USA TODAY High School Sports is featuring the 12 athletes in the running for the Gatorade National Athlete of the Year, which will be announced July 16 in Los Angeles. Today's spotlight: Andrew Wiggins (boys basketball).
Few players in recent history built and lived up to the hype the way Huntington Prep (Huntington, W.Va.) wing Andrew Wiggins did.
For a solid two years, Wiggins has had to live in the proverbial glasshouse as the player every expert, analyst, reporter and fan dubbed the No. 1 pick in the 2014 NBA draft.
Wiggins’ senior year – in which he averaged 23.4 points, 11.2 rebounds, 2.6 blocks and 2.5 assists, posted a 30-3 record and a No. 7 ranking in the USA TODAY Sports Super 25– was a circus.
Sold out games every week. Hundreds of fans lingering after the final horn for the chance at a picture or autograph. Mind-boggling dunks. NBA threes. Devastating posters he handed out on a regular basis.
It all culminated in Wiggins winning the 2012-13 Gatorade National Basketball Player of the Year award.
Now off the grid at Kansas as he prepares for his highly anticipated freshman season, we asked Wiggins’ coach Rob Fulford to reflect on Wiggins’ final high school season; everything from the greatest moments to the weirdest interactions with overzealous fans.
What were your expectations for Andrew coming into the season?
Fulford: Obviously, we knew that the expectations were gonna be extremely high, but he played extremely well.
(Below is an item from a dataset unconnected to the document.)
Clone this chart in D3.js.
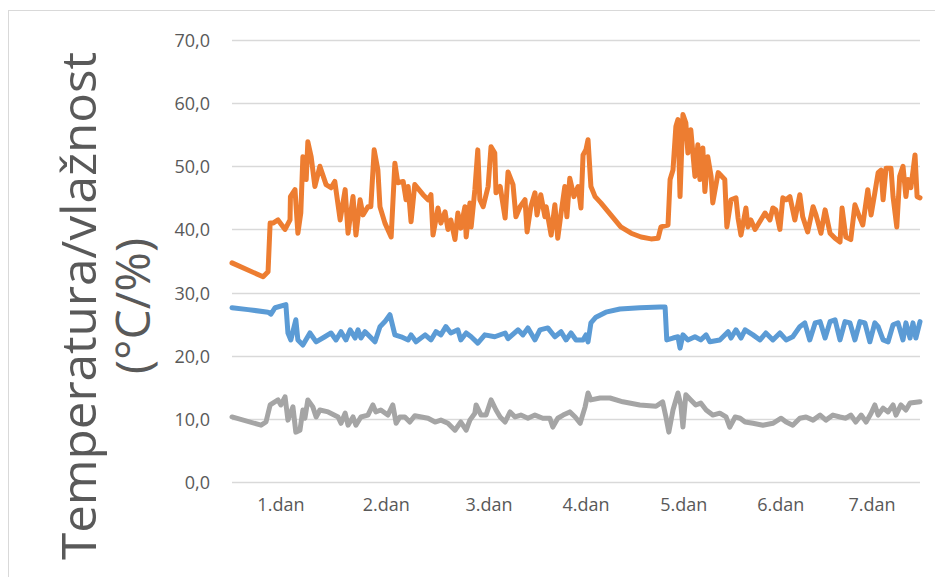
<!DOCTYPE html>
<html lang="hr">
  <head>
    <meta charset="UTF-8" />
    <title>Temperatura/vlažnost</title>
    <script src="https://cdn.jsdelivr.net/npm/d3@7"></script>
    <style>
      body { margin: 0; background: #fff; }
      svg { display: block; }
    </style>
  </head>
  <body>
    <div id="chart"></div>
    <script>
      // vrijeme u satima od početka mjerenja
      const dayTicks = [11.8, 37.2, 62.0, 85.4, 109.0, 132.4, 154.4];
      const dayLabels = ["1.dan", "2.dan", "3.dan", "4.dan", "5.dan", "6.dan", "7.dan"];
      const yTicks = [0, 10, 20, 30, 40, 50, 60, 70];

      // narančasta serija
      const humT = [0, 7.5, 8.7, 9.2, 9.9, 11.1, 12.8, 14.0, 14.1, 15.2, 15.9, 16.6, 17.1, 17.9, 18.3, 19.1, 20.0, 21.2, 22.7, 23.9,
        24.8, 26.1, 27.3, 28.0, 29.2, 29.9, 30.9, 31.6, 32.8, 33.5, 34.3, 35.2, 35.7, 36.9, 38.4, 39.3, 40.0, 41.3, 42.0, 42.5,
        43.2, 44.1, 46.1, 47.3, 48.0, 48.5, 49.7, 50.4, 51.4, 52.1, 52.8, 53.8, 54.5, 55.2, 56.2, 56.5, 57.4, 57.7, 58.6, 59.3,
        59.8, 60.6, 61.8, 62.5, 63.4, 63.7, 64.7, 65.9, 66.6, 67.8, 68.5, 69.5, 70.7, 71.2, 72.1, 73.1, 73.6, 74.5, 75.5, 75.8,
        77.0, 77.9, 78.6, 79.4, 80.3, 80.8, 81.5, 82.5, 83.5, 84.2, 84.7, 85.4, 85.9, 86.6, 87.6, 89.0, 91.4, 93.8, 96.3, 98.7,
        101.1, 102.8, 103.5, 105.2, 105.7, 106.4, 107.1, 107.6, 108.1, 108.8, 109.5, 110.0, 110.7, 111.7, 112.4, 112.9, 113.6, 114.1, 114.8, 115.6,
        116.0, 117.3, 118.9, 119.4, 120.4, 121.6, 122.1, 122.8, 124.0, 124.5, 125.2, 126.2, 128.6, 129.8, 130.5, 131.2, 132.2, 132.9, 133.7, 134.6,
        135.8, 137.0, 137.7, 138.9, 140.2, 140.9, 142.1, 143.1, 144.3, 145.5, 146.7, 147.2, 148.1, 149.3, 150.3, 151.5, 152.2, 153.4, 154.2, 155.1,
        155.9, 156.6, 157.1, 157.8, 159.0, 159.5, 160.4, 161.1, 161.9, 162.6, 163.1, 163.8, 164.8, 165.3, 166.0];
      const humV = [34.7, 32.5, 33.3, 41.0, 41.0, 41.5, 40.0, 41.5, 45.2, 46.3, 39.4, 42.6, 51.5, 47.9, 53.9, 51.5, 46.8, 50.0, 47.1, 46.6,
        47.6, 41.5, 46.3, 39.4, 45.2, 39.1, 44.7, 42.3, 43.6, 43.6, 52.6, 49.4, 43.6, 41.0, 38.8, 50.5, 47.4, 47.6, 44.7, 46.8,
        41.2, 47.1, 45.5, 44.7, 45.5, 39.1, 43.4, 41.0, 42.8, 40.0, 41.5, 38.4, 42.6, 40.2, 43.6, 38.8, 44.2, 40.4, 46.3, 52.6,
        44.7, 43.6, 46.8, 53.1, 52.1, 45.8, 46.8, 41.8, 49.1, 47.1, 42.0, 43.6, 44.7, 39.6, 43.6, 45.8, 42.3, 45.5, 42.0, 43.6,
        39.1, 43.9, 38.6, 42.6, 46.8, 42.0, 48.1, 45.2, 46.8, 43.4, 51.8, 52.6, 54.2, 46.8, 45.2, 44.2, 42.3, 40.4, 39.4, 38.8,
        38.5, 38.6, 40.4, 40.7, 47.9, 49.4, 56.3, 57.4, 45.2, 58.2, 56.9, 52.1, 55.8, 48.4, 53.4, 47.9, 52.9, 46.0, 51.5, 48.4,
        44.2, 49.0, 47.9, 40.4, 44.7, 45.0, 41.8, 39.1, 43.4, 40.4, 41.5, 40.0, 42.6, 41.5, 43.4, 43.1, 40.0, 45.0, 44.7, 45.2,
        41.5, 45.5, 42.0, 39.6, 43.6, 42.3, 39.4, 43.1, 39.4, 38.6, 38.0, 43.4, 38.8, 38.4, 43.9, 41.8, 40.7, 46.3, 42.3, 45.8,
        49.0, 49.4, 44.7, 49.7, 49.7, 45.2, 40.4, 48.4, 50.0, 45.2, 47.9, 46.6, 51.8, 45.2, 45.0];

      // plava serija
      const tempT = [0, 3.9, 8.7, 9.4, 10.4, 13.0, 13.5, 14.2, 15.4, 15.9, 17.1, 18.8, 20.3, 22.4, 23.9, 25.1, 26.3, 27.5, 28.5, 29.7,
        30.4, 31.1, 32.1, 34.5, 35.7, 36.9, 38.1, 39.3, 40.8, 42.5, 43.2, 44.4, 46.6, 48.0, 49.2, 50.4, 51.6, 52.8, 54.5, 55.2,
        56.5, 57.7, 59.3, 61.0, 63.4, 65.9, 66.6, 69.0, 70.2, 71.4, 73.1, 74.3, 76.2, 77.9, 79.4, 80.6, 81.8, 83.0, 84.7, 85.4,
        85.9, 86.6, 87.8, 90.2, 93.6, 98.4, 103.3, 104.5, 104.9, 106.4, 107.6, 108.1, 108.8, 110.0, 111.7, 113.1, 114.4, 115.3, 117.7, 119.7,
        120.4, 121.6, 122.8, 123.8, 125.7, 127.4, 128.8, 130.5, 132.2, 133.7, 135.3, 137.0, 138.2, 139.4, 140.7, 141.9, 143.1, 144.3, 145.5, 146.7,
        147.9, 149.1, 150.3, 151.5, 152.7, 153.9, 155.1, 155.9, 157.1, 158.3, 159.5, 160.7, 161.9, 162.6, 163.6, 164.3, 165.0, 166.0];
      const tempV = [27.6, 27.3, 26.9, 26.6, 27.6, 28.1, 23.6, 22.5, 25.7, 22.5, 21.7, 23.6, 22.2, 23.0, 23.6, 22.5, 23.8, 22.5, 24.1, 22.8,
        24.1, 22.8, 23.8, 22.2, 24.6, 25.4, 26.5, 23.3, 23.0, 22.5, 23.3, 22.2, 23.3, 22.5, 23.8, 23.3, 24.6, 23.6, 24.1, 22.5,
        23.6, 23.0, 22.0, 23.3, 23.0, 23.6, 22.7, 24.1, 23.3, 24.4, 22.5, 24.1, 24.4, 23.0, 23.8, 22.5, 23.6, 22.5, 22.5, 23.3,
        22.2, 25.2, 26.1, 26.9, 27.4, 27.6, 27.7, 27.7, 22.5, 22.8, 23.0, 21.2, 23.3, 22.5, 23.0, 22.5, 23.3, 22.2, 22.5, 23.8,
        22.8, 24.1, 22.8, 24.1, 23.3, 22.5, 23.6, 22.5, 23.6, 22.5, 23.0, 24.6, 25.2, 22.5, 25.2, 25.4, 22.8, 25.4, 25.7, 22.5,
        25.4, 25.2, 22.5, 25.4, 25.2, 22.2, 25.2, 24.6, 22.5, 22.2, 24.9, 25.2, 22.5, 25.2, 22.8, 25.2, 22.8, 25.4];

      // siva serija
      const outT = [0, 7.0, 8.2, 9.2, 11.1, 11.8, 12.8, 13.5, 14.7, 15.4, 16.4, 17.1, 17.6, 18.3, 19.5, 20.3, 21.2, 23.2, 25.6, 26.3,
        27.3, 28.0, 29.2, 29.9, 31.1, 32.8, 34.0, 34.7, 35.9, 37.6, 38.8, 39.6, 40.5, 41.7, 42.9, 44.1, 47.3, 49.0, 50.4, 52.1,
        53.8, 55.2, 56.5, 57.4, 58.6, 58.9, 60.1, 61.3, 62.5, 63.7, 64.7, 65.9, 67.1, 68.3, 69.7, 71.4, 73.1, 75.0, 76.7, 77.4,
        78.6, 79.9, 81.5, 82.8, 84.0, 85.2, 85.9, 86.6, 88.8, 91.2, 94.3, 98.4, 102.3, 103.9, 104.7, 105.4, 106.4, 107.6, 108.3, 108.8,
        109.5, 110.7, 111.9, 113.1, 114.4, 116.0, 117.7, 119.2, 120.1, 121.4, 122.6, 123.8, 125.7, 128.1, 130.5, 132.5, 133.7, 135.3, 137.0, 138.5,
        140.2, 141.9, 143.3, 145.0, 146.7, 148.1, 149.3, 150.5, 151.8, 153.0, 154.2, 155.1, 155.9, 157.1, 158.3, 159.5, 160.2, 161.4, 162.6, 163.6, 166.0];
      const outV = [10.3, 9.0, 9.5, 12.2, 13.0, 12.2, 13.5, 9.8, 11.9, 7.9, 8.2, 11.4, 10.1, 13.0, 11.9, 10.3, 11.4, 11.1, 10.3, 9.3,
        10.9, 9.0, 10.3, 9.0, 10.3, 10.6, 12.2, 11.1, 11.4, 10.6, 12.2, 9.3, 10.3, 10.3, 9.5, 10.5, 10.1, 9.5, 9.8, 9.3,
        8.2, 9.5, 8.2, 9.8, 10.9, 12.2, 10.6, 10.6, 13.0, 11.4, 10.3, 9.5, 11.1, 10.3, 10.6, 10.1, 10.6, 10.1, 10.1, 8.7,
        10.1, 10.6, 11.1, 10.3, 9.3, 11.9, 14.1, 13.0, 13.3, 13.3, 12.7, 12.2, 12.0, 12.7, 10.3, 7.9, 11.4, 14.1, 12.2, 8.7,
        13.8, 13.0, 12.2, 12.5, 11.4, 10.6, 10.9, 10.3, 8.7, 10.3, 10.1, 9.5, 9.3, 9.0, 9.3, 10.1, 9.5, 9.0, 10.1, 10.3,
        9.8, 10.6, 9.8, 10.6, 10.3, 10.1, 10.6, 9.5, 10.6, 9.5, 10.9, 12.2, 10.6, 11.7, 11.1, 12.2, 10.6, 12.2, 11.4, 12.5, 12.7];

      const width = 935;
      const height = 577;
      const margin = { left: 232, right: 15, top: 40, bottom: 95 };

      const svg = d3.select("#chart").append("svg")
        .attr("width", width)
        .attr("height", height);

      // okvir grafikona
      svg.append("rect")
        .attr("x", 8.5).attr("y", 10.5)
        .attr("width", width).attr("height", height)
        .attr("fill", "none")
        .attr("stroke", "#d9d9d9");

      const x = d3.scaleLinear()
        .domain([0, 166])
        .range([margin.left, width - margin.right]);

      const y = d3.scaleLinear()
        .domain([0, 70])
        .range([height - margin.bottom, margin.top]);

      // mreža
      svg.append("g")
        .selectAll("line")
        .data(yTicks)
        .enter()
        .append("line")
        .attr("x1", x(0)).attr("x2", x(166))
        .attr("y1", (d) => Math.round(y(d)) + 0.5)
        .attr("y2", (d) => Math.round(y(d)) + 0.5)
        .attr("stroke", "#d9d9d9")
        .attr("stroke-width", 1.3);

      // oznake osi y
      svg.append("g")
        .selectAll("text")
        .data(yTicks)
        .enter()
        .append("text")
        .attr("x", 210)
        .attr("y", (d) => y(d) + 7)
        .attr("text-anchor", "end")
        .attr("font-family", "'Open Sans', sans-serif")
        .attr("font-size", 18)
        .attr("fill", "#595959")
        .text((d) => d3.format(".1f")(d).replace(".", ","));

      // oznake dana
      svg.append("g")
        .selectAll("text")
        .data(dayTicks)
        .enter()
        .append("text")
        .attr("x", (d) => x(d))
        .attr("y", 511)
        .attr("text-anchor", "middle")
        .attr("font-family", "'Open Sans', sans-serif")
        .attr("font-size", 18)
        .attr("fill", "#595959")
        .text((d, i) => dayLabels[i]);

      // naslov osi y
      const title = svg.append("text")
        .attr("transform", "translate(96,306) rotate(-90)")
        .attr("text-anchor", "middle")
        .attr("font-family", "'Open Sans', sans-serif")
        .attr("font-size", 48)
        .attr("fill", "#595959");
      title.append("tspan").attr("x", 0).attr("y", 0)
        .attr("textLength", 508).attr("lengthAdjust", "spacingAndGlyphs")
        .text("Temperatura/vlažnost");
      title.append("tspan").attr("x", 0).attr("y", 54).text("(°C/%)");

      const line = d3.line()
        .x((d) => x(d[0]))
        .y((d) => y(d[1]));

      const series = [
        { t: outT, v: outV, color: "#A5A5A5" },
        { t: tempT, v: tempV, color: "#5B9BD5" },
        { t: humT, v: humV, color: "#ED7D31" }
      ];

      svg.append("g")
        .selectAll("path")
        .data(series)
        .enter()
        .append("path")
        .attr("d", (s) => line(s.t.map((t, i) => [t, s.v[i]])))
        .attr("fill", "none")
        .attr("stroke", (s) => s.color)
        .attr("stroke-width", 5)
        .attr("stroke-linejoin", "round")
        .attr("stroke-linecap", "round");
    </script>
  </body>
</html>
He really took his game to another level in spite of all of the comparisons to great players and the scrutiny and attention.
What was the biggest obstacle he had to overcome this season?
Fulford: The biggest thing was adjusting to all of the attention that surrounded where he was going to college. That whole process was the biggest thing; the basketball part was easier for him. Just constantly having to answer the same questions made him a little uncomfortable, but he adjusted and handled it well I think. We talked to him about knowing ahead of time that these questions were gonna come after games and there wasn’t anything that he could do about it. It was just a taste of what he’s in store for with the road that he’s headed down. I think he understood that and, like I said, made the proper adjustment.
What was his greatest moment as a senior?
Fulford: I definitely think it was the day the Sports Illustrated article came out that sort of went at he and his family and questioned his character. He dropped 57 points in the game that day. I tweeted out earlier that day that he would go for 50 points and I hadn’t even talked to him about it. I knew that really bothered him because it was so negative and wrong. It was one of those moments where you’re like ‘Why doesn’t he do that every night?’ It was just one of those nights where everything was falling. It was crazy to watch. His teammates really had his back on it. They knew it was gonna be a special night and they kept feeding him.
What about a specific play that just turned you from coach to fan for a split-second?
Fulford: He honestly had one of those every game. I’d turn to my assistants and say, ‘Did he really just do that?’ Just everything from dunking over people to that spin move he always does. It was just fun to watch him work. You can’t teach that stuff that he does.
Is Andrew the best player you’ve ever coached?
Fulford: He’s by far the best player I’ve ever coached.
How do you see his freshman year going?
Fulford: I think he’ll excel. I don’t think that all the pressure and hype will get to him. I think he’ll have ups and downs like every freshman. He’ll have to adjust to the speed and things like that. He’ll have to adjust to even more scrutiny. I think one of the reasons that he picked Kansas was because he didn’t think there would be as much media attention, but he is seeing now that it just follows him. The expectations will be through the roof. He’ll get the good, bad and ugly every game, but I think he’ll have a great year with what they have there.
How’s he handled the pressure of being the probable No. 1 pick next year?
Fulford: Andrew is such a humble kid he never talks about that stuff. He doesn’t really like to talk about himself like that. He’s not the kid that loves the spotlight. I do believe that he knows how good he is and, at the end of the year, he started to understand how much of an impact his name has. But he takes it all in stride.
What was the craziest interaction with a fan that you witnessed?
Fulford: We were at our last tournament of the year and we had just finished a game and we were standing outside and saw this man with a bunch of things to sign. Andrew told us that he didn’t want to sign anymore autographs and we were trying to get him out, but the guy came over to us and said ‘I’m gonna be real with you; I just got out of prison and I’m gonna sell these autographs to get money.’ We all just looked at each other and Andrew ended up saying, ‘Well, yeah, since you told the truth I’m gonna sign them.’ It was pretty funny. None of us were expecting that man to say that. We had a lot of craziness with fans all year.